• [Required work] Omit every picture and return the rest of the data unaltered.

++++

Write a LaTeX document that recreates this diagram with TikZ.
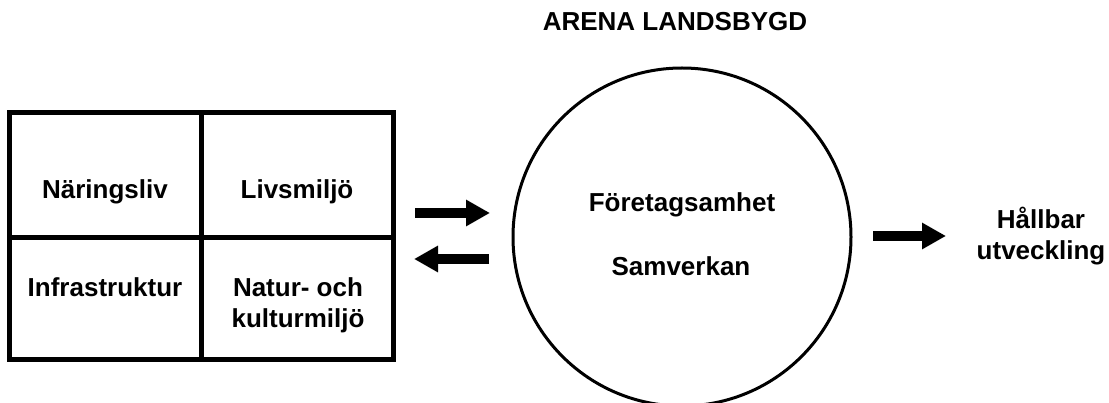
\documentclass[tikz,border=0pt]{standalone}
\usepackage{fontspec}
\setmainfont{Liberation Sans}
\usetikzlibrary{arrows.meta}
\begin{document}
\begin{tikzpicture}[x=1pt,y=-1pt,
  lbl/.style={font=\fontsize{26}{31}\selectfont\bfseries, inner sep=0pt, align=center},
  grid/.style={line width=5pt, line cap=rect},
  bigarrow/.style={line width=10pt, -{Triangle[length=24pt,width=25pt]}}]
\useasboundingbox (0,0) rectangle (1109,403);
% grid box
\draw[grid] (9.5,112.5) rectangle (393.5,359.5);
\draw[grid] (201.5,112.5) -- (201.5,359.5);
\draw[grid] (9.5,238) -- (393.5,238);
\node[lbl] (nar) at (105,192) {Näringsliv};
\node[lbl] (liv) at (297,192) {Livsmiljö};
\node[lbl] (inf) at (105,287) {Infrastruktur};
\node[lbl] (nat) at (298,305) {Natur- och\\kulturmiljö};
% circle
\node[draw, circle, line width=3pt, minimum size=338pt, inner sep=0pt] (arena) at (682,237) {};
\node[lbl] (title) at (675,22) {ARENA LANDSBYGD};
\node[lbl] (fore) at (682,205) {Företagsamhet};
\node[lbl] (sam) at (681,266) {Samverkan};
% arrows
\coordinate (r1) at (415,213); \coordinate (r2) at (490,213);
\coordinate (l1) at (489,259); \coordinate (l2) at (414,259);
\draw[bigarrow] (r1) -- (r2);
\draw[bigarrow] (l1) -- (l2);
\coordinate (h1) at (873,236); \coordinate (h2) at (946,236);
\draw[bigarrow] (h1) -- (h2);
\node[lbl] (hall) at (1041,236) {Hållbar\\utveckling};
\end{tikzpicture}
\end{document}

++++

• [Response below]
Write a LaTeX document that recreates this diagram with TikZ.
\documentclass[tikz,border=0pt]{standalone}
\usepackage{fontspec}
\setmainfont{Liberation Sans}
\usetikzlibrary{arrows.meta}
\begin{document}
\begin{tikzpicture}[x=1pt,y=-1pt,
  lbl/.style={font=\fontsize{26}{31}\selectfont\bfseries, inner sep=0pt, align=center},
  grid/.style={line width=5pt, line cap=rect},
  bigarrow/.style={line width=10pt, -{Triangle[length=24pt,width=25pt]}}]
\useasboundingbox (0,0) rectangle (1109,403);
% grid box
\draw[grid] (9.5,112.5) rectangle (393.5,359.5);
\draw[grid] (201.5,112.5) -- (201.5,359.5);
\draw[grid] (9.5,238) -- (393.5,238);
\node[lbl] (nar) at (105,192) {Näringsliv};
\node[lbl] (liv) at (297,192) {Livsmiljö};
\node[lbl] (inf) at (105,287) {Infrastruktur};
\node[lbl] (nat) at (298,305) {Natur- och\\kulturmiljö};
% circle
\node[draw, circle, line width=3pt, minimum size=338pt, inner sep=0pt] (arena) at (682,237) {};
\node[lbl] (title) at (675,22) {ARENA LANDSBYGD};
\node[lbl] (fore) at (682,205) {Företagsamhet};
\node[lbl] (sam) at (681,266) {Samverkan};
% arrows
\coordinate (r1) at (415,213); \coordinate (r2) at (490,213);
\coordinate (l1) at (489,259); \coordinate (l2) at (414,259);
\draw[bigarrow] (r1) -- (r2);
\draw[bigarrow] (l1) -- (l2);
\coordinate (h1) at (873,236); \coordinate (h2) at (946,236);
\draw[bigarrow] (h1) -- (h2);
\node[lbl] (hall) at (1041,236) {Hållbar\\utveckling};
\end{tikzpicture}
\end{document}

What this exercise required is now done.